■ DATASET EXCERPT:
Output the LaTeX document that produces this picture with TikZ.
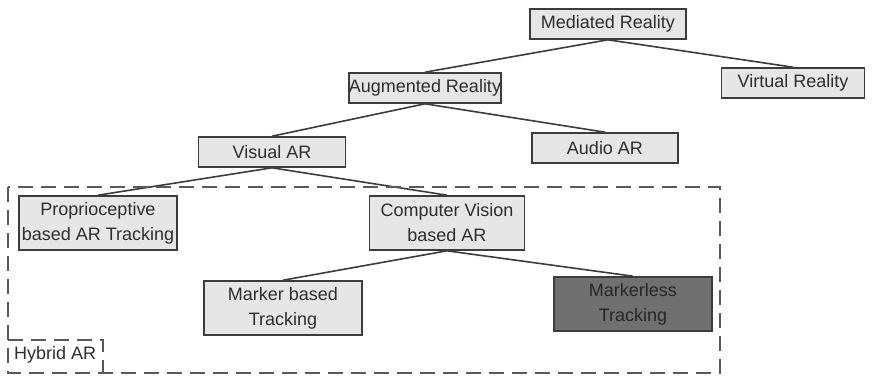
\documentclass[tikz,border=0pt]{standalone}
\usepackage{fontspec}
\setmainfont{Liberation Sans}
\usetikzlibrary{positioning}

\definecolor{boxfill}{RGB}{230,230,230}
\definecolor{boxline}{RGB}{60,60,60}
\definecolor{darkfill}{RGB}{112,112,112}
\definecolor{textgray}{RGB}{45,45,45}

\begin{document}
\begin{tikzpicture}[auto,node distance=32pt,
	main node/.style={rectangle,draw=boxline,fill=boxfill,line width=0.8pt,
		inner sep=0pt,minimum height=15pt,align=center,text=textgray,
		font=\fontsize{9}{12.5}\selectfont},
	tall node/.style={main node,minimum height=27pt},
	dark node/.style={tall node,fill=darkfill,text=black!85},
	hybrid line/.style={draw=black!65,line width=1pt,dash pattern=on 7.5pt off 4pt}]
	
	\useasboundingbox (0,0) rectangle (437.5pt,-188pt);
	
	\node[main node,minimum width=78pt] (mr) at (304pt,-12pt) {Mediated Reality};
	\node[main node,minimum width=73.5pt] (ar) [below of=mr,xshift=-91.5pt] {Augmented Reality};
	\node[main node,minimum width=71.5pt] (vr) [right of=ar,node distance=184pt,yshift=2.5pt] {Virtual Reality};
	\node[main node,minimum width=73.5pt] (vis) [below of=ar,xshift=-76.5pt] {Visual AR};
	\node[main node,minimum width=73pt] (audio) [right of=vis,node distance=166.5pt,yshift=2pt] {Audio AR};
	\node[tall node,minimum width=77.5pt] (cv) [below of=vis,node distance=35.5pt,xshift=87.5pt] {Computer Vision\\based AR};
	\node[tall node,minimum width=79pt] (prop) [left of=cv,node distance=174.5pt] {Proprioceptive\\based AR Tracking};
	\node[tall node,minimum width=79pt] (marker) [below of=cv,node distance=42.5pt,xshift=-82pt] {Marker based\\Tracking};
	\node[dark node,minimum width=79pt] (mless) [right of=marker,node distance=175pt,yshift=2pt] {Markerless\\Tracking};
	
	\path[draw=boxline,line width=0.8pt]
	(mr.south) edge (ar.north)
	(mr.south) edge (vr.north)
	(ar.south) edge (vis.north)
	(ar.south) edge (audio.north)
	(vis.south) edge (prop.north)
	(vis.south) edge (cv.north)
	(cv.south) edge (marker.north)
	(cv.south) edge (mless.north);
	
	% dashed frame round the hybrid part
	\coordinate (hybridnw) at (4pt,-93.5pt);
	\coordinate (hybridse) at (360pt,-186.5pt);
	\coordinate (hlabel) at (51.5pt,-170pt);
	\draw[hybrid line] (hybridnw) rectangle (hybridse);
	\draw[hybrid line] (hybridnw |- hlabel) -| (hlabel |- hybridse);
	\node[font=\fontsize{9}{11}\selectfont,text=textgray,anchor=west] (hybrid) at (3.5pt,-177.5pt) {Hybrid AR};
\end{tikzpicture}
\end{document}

■ WRITTEN TASK:
Transcribe the material exactly, keeping every word and none of the pictures.

■ WRITTEN ANSWER:
Output the LaTeX document that produces this picture with TikZ.
\documentclass[tikz,border=0pt]{standalone}
\usepackage{fontspec}
\setmainfont{Liberation Sans}
\usetikzlibrary{positioning}

\definecolor{boxfill}{RGB}{230,230,230}
\definecolor{boxline}{RGB}{60,60,60}
\definecolor{darkfill}{RGB}{112,112,112}
\definecolor{textgray}{RGB}{45,45,45}

\begin{document}
\begin{tikzpicture}[auto,node distance=32pt,
	main node/.style={rectangle,draw=boxline,fill=boxfill,line width=0.8pt,
		inner sep=0pt,minimum height=15pt,align=center,text=textgray,
		font=\fontsize{9}{12.5}\selectfont},
	tall node/.style={main node,minimum height=27pt},
	dark node/.style={tall node,fill=darkfill,text=black!85},
	hybrid line/.style={draw=black!65,line width=1pt,dash pattern=on 7.5pt off 4pt}]
	
	\useasboundingbox (0,0) rectangle (437.5pt,-188pt);
	
	\node[main node,minimum width=78pt] (mr) at (304pt,-12pt) {Mediated Reality};
	\node[main node,minimum width=73.5pt] (ar) [below of=mr,xshift=-91.5pt] {Augmented Reality};
	\node[main node,minimum width=71.5pt] (vr) [right of=ar,node distance=184pt,yshift=2.5pt] {Virtual Reality};
	\node[main node,minimum width=73.5pt] (vis) [below of=ar,xshift=-76.5pt] {Visual AR};
	\node[main node,minimum width=73pt] (audio) [right of=vis,node distance=166.5pt,yshift=2pt] {Audio AR};
	\node[tall node,minimum width=77.5pt] (cv) [below of=vis,node distance=35.5pt,xshift=87.5pt] {Computer Vision\\based AR};
	\node[tall node,minimum width=79pt] (prop) [left of=cv,node distance=174.5pt] {Proprioceptive\\based AR Tracking};
	\node[tall node,minimum width=79pt] (marker) [below of=cv,node distance=42.5pt,xshift=-82pt] {Marker based\\Tracking};
	\node[dark node,minimum width=79pt] (mless) [right of=marker,node distance=175pt,yshift=2pt] {Markerless\\Tracking};
	
	\path[draw=boxline,line width=0.8pt]
	(mr.south) edge (ar.north)
	(mr.south) edge (vr.north)
	(ar.south) edge (vis.north)
	(ar.south) edge (audio.north)
	(vis.south) edge (prop.north)
	(vis.south) edge (cv.north)
	(cv.south) edge (marker.north)
	(cv.south) edge (mless.north);
	
	% dashed frame round the hybrid part
	\coordinate (hybridnw) at (4pt,-93.5pt);
	\coordinate (hybridse) at (360pt,-186.5pt);
	\coordinate (hlabel) at (51.5pt,-170pt);
	\draw[hybrid line] (hybridnw) rectangle (hybridse);
	\draw[hybrid line] (hybridnw |- hlabel) -| (hlabel |- hybridse);
	\node[font=\fontsize{9}{11}\selectfont,text=textgray,anchor=west] (hybrid) at (3.5pt,-177.5pt) {Hybrid AR};
\end{tikzpicture}
\end{document}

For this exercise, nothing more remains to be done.